‘Marshall Plan’ program would counter extremist distortions of Islam

     

In his new book, The House of Islam, former Islamist radical Ed Husain arrives at the conclusion that the spread of this rigid, literalist interpretation of Islam “rejected by the vast majority of Muslims and imposed on them” is the biggest threat to the religion. The solution? To defeat the ideology, the Observer’s Nosheen Iqbal writes:

Exactly how the battle of ideas can be won is not so clear, but one proposal from Husain is takfir: to publicly expel terrorists and jihadists from the faith rather than to allow any suggestion that they are martyred. The trouble is that Islam comes in diverse forms and sects, without a central institution to thrash out theology or articulate universal doctrine. Husain optimistically judges that this could be done via a “Middle Eastern Muslim Union”, a Marshall-plan-type program funded by “the economic capital that God has blessed the Gulf with”, to be “deployed through investment and redistribution to address the difficulties across the region”.

In explaining the rise of Islamism and its cruel if chaotic manifestations around the world, Husain puts his finger on two important mantras, notes Malise Ruthven, the author of ‘Islam in the World’:

  • One, known as “loyalty and disavowal”, which surfaces on student campuses as well as in Saudi religious textbooks, warns believers against forming friendly ties with non-Muslims.
  • The other, known as takfir — which means declaring other Muslims with whom one disagrees to be “infidels” — is now widely adopted in intra-Muslim polemics, with disastrous consequences for peace.

The practice of takfir, though formally banned by the Saudi religious authorities in 2016, goes back to an early sectarian group known as the Kharijites, who declared that grave sinners could not be regarded as Muslims and were hence liable to attack, Ruthven writes for the FT:

The proliferation of takfirism relates to the social decline of the ulama (trained scholars with expertise in scripture and law) and the rise of new elites who “approach Islam and scripture with the formulaic methodology of a trained scientist, doctor or engineer: right path vs wrong path; heaven vs hell; black vs white”. While this may be analytically sound, it is difficult to see how Muslims will escape from the logical impasse that takfirism represents.

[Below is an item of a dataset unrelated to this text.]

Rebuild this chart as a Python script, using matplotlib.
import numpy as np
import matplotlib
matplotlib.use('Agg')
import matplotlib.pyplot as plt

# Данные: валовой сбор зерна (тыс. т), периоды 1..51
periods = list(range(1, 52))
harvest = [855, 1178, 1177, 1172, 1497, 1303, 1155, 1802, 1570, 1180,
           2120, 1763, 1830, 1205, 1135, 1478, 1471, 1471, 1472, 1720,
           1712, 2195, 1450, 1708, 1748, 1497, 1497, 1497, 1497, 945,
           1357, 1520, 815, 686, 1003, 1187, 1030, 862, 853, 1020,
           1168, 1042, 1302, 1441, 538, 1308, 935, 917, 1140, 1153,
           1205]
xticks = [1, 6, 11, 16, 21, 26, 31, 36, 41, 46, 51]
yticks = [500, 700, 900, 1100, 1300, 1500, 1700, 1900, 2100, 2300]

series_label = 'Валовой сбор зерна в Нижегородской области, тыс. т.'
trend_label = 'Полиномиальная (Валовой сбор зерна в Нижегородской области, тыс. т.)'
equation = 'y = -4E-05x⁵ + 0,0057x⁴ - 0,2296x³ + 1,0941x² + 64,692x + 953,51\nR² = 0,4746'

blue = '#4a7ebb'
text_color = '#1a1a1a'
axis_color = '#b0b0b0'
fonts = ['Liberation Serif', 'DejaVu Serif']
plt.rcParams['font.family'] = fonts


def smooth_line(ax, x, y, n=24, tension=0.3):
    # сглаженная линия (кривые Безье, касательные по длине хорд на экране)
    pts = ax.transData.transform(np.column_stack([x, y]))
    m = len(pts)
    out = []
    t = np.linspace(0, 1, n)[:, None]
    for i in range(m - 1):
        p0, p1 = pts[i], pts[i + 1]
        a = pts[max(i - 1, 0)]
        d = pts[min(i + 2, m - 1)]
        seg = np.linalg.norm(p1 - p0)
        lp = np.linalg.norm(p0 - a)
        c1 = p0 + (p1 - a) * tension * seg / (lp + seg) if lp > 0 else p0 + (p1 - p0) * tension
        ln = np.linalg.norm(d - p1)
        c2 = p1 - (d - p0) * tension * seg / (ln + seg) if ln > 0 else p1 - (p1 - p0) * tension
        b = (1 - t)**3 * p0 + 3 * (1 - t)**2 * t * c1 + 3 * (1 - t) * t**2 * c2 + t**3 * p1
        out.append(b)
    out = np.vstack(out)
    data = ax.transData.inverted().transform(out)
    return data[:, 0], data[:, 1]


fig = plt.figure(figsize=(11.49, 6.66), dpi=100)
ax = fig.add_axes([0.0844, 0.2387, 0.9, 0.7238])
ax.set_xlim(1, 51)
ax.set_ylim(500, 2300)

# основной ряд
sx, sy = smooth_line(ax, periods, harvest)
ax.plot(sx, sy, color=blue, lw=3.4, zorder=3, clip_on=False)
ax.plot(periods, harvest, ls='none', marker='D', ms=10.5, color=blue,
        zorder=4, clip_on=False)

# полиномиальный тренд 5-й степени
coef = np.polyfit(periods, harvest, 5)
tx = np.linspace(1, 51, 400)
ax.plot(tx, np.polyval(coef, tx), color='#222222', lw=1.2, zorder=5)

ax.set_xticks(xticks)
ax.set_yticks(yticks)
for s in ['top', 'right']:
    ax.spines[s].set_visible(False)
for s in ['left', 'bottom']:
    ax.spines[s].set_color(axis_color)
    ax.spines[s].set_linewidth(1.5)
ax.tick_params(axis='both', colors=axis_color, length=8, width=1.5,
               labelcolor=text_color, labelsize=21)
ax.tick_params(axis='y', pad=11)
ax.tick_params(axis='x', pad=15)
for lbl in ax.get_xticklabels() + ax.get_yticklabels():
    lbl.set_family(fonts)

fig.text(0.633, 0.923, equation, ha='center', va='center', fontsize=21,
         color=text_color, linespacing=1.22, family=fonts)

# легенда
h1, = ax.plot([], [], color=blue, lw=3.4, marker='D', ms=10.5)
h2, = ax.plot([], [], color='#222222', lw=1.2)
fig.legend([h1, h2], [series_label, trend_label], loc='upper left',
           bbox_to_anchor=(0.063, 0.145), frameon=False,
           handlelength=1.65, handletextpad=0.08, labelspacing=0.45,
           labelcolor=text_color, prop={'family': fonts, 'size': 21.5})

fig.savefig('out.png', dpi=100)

“Today’s Islamist fanatics, who see conspiracies [in the UK] and long for a shariah state, are wrong….The Christian ethos that shaped Britain is a cause for celebration, not rejection,” Husain writes for the Spectator. “Today, ‘Islamophobia’ is a terrible oxymoron which allows many British Muslims to wallow in unwarranted victimhood. There is no phobia against Islam, simply against terrorism.”

Husain founded the counter-extremist group Quilliam in 2007 with Maajid Nawaz, before moving to the Council on Foreign Relations in New York and the Tony Blair Faith Foundation.

To those who argue that Islam needs a kind of Reformation, he offers a corrective, Iqbal adds: “Wahhabism is the reformation – Islam is in need of a renaissance and a reminder of its own values of what it means to live and coexist in a free world.”